Judge Asberry correctly declined to find that the general overriding FC section 760 presumption could be trumped by this supposed exception. Since Wife evidently concluded her best litigation strategy was not to offer any compromise solution for determining the competing community verses separate property interests, the court applied a formula suggested by Husband for apportioning the award as between CP and SP. Wife took and all or nothing position that was a high stakes gamble, and she lost. Interestingly, the decision is clear that had she suggested some other valuation method the trial court could have found that was more equitable than Husband's proposal instead, and it would not have been reversed.

Play hard ball, get slammed.

The rule reiterated by the Ruiz court is simple, fair, and obvious. It is already established that periodic disability retirement payments which are received during marriage are community property, in that they are intended to compensate the community for loss of income that the injured spouse would otherwise have earned. Periodic disability payments received after separation are the separate property of the injured spouse alone for his or her diminished earning capacity. Citing the California Supreme Court in Marriage of Jones (1975) 13 Cal.3d 457, the Riverside justices stated "[s]o long as the marriage subsists, the [injured spouse's] reduced earnings worked a loss to the community. But such community loss does not continue after dissolution; at that point the earnings or accumulations of each party are the separate property" of each. "[O]nly such payments as are received during marriage are community property."

But within the context of worker's compensation permanent disability awards, as was presented here, Raphael had concluded that the timing of the award (i.e., whether received before or after separation) should not dictate the outcome - instead the inquiry was what portion was intended to compensate the injured spouse for his/her reduced earnings during the marriage, which would be CP. Again, a question that is not likely to be answered by the non-injured spouse because they have no access to such information assuming it even was part of the settlement calculation; yet, this perhaps reasonably did suggest to Wife's attorney he might successfully argue that the burden of proof was hence placed upon the Husband.

The Ruiz Court decided that neither party had a burden of proof that would create a rebuttable presumption in the favor of one or the other because the trial court properly concluded that the award was part community and part separate property of Wife. The issue was then for the trial court to decide in terms of equitable apportionment of the competing interests. "In doing so, the court may use any method which fairly apportions the assets or its value between community and separate property interests. Because it is the court's obligation to make an equitable apportionment, neither party has the burden of proof in the sense that a failure of proof will result in an award of the asset in its entirety to the other party."

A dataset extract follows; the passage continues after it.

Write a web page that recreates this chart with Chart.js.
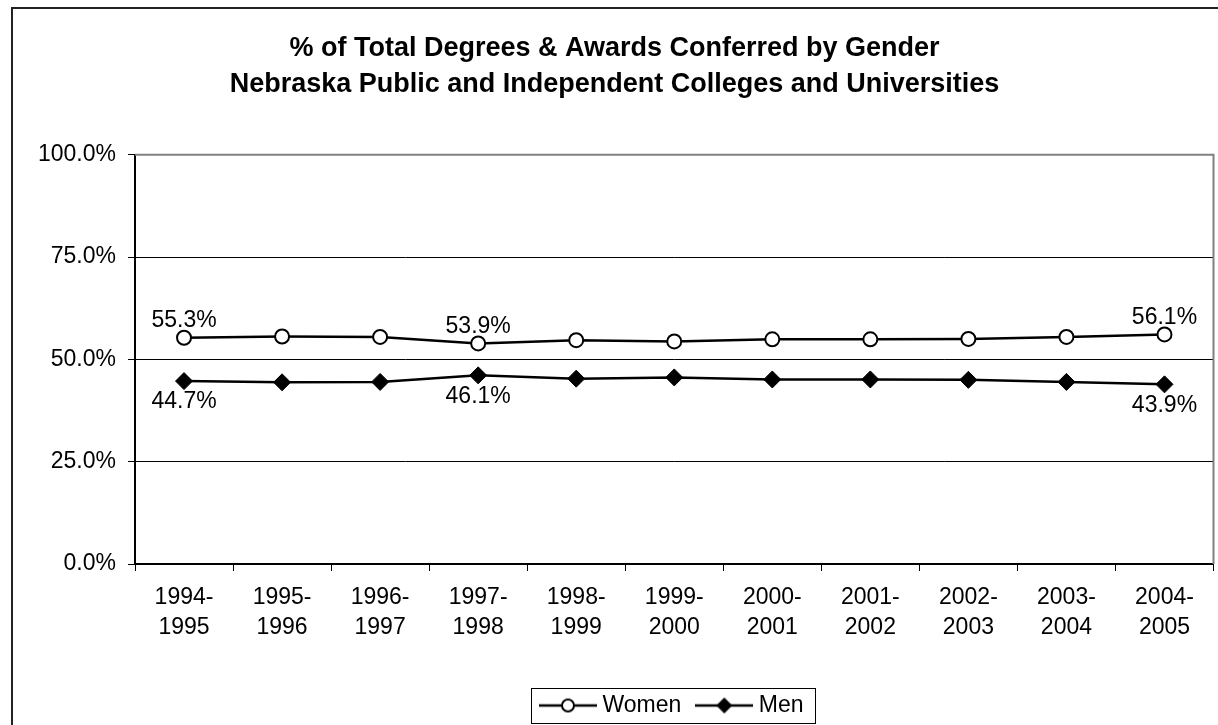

Thus, in equitable apportionment cases involving disability awards, which includes all hybrid mixes of community/separate attributes, a disadvantaged party (here the Husband who could not marshal much less control the evidence of what the worker's comp carrier intended when it settled Wife's case) does not lose simply because of a failure of their access to proof. Instead trial courts are free to fashion any result which works substantial justice. This was fair because nothing indicated that Wife had received any temporary disability benefits during the marriage that got banked - this lump sum settlement was all that she apparently received for the total loss occasioned to her, and to the community, for the injuries she suffered.

To the extent that the Wife argued the trial court's division of the CP amounts vs. the SP amounts was arbitrary, she had no right to complain because she never suggested any other measure that the trial court might use in supporting a different allocation scheme.

So, the lesson is this: Play hardball, get slammed..... (mediate your disputes instead, and don't disconnect from reasonableness - one never knows how a court might rule!)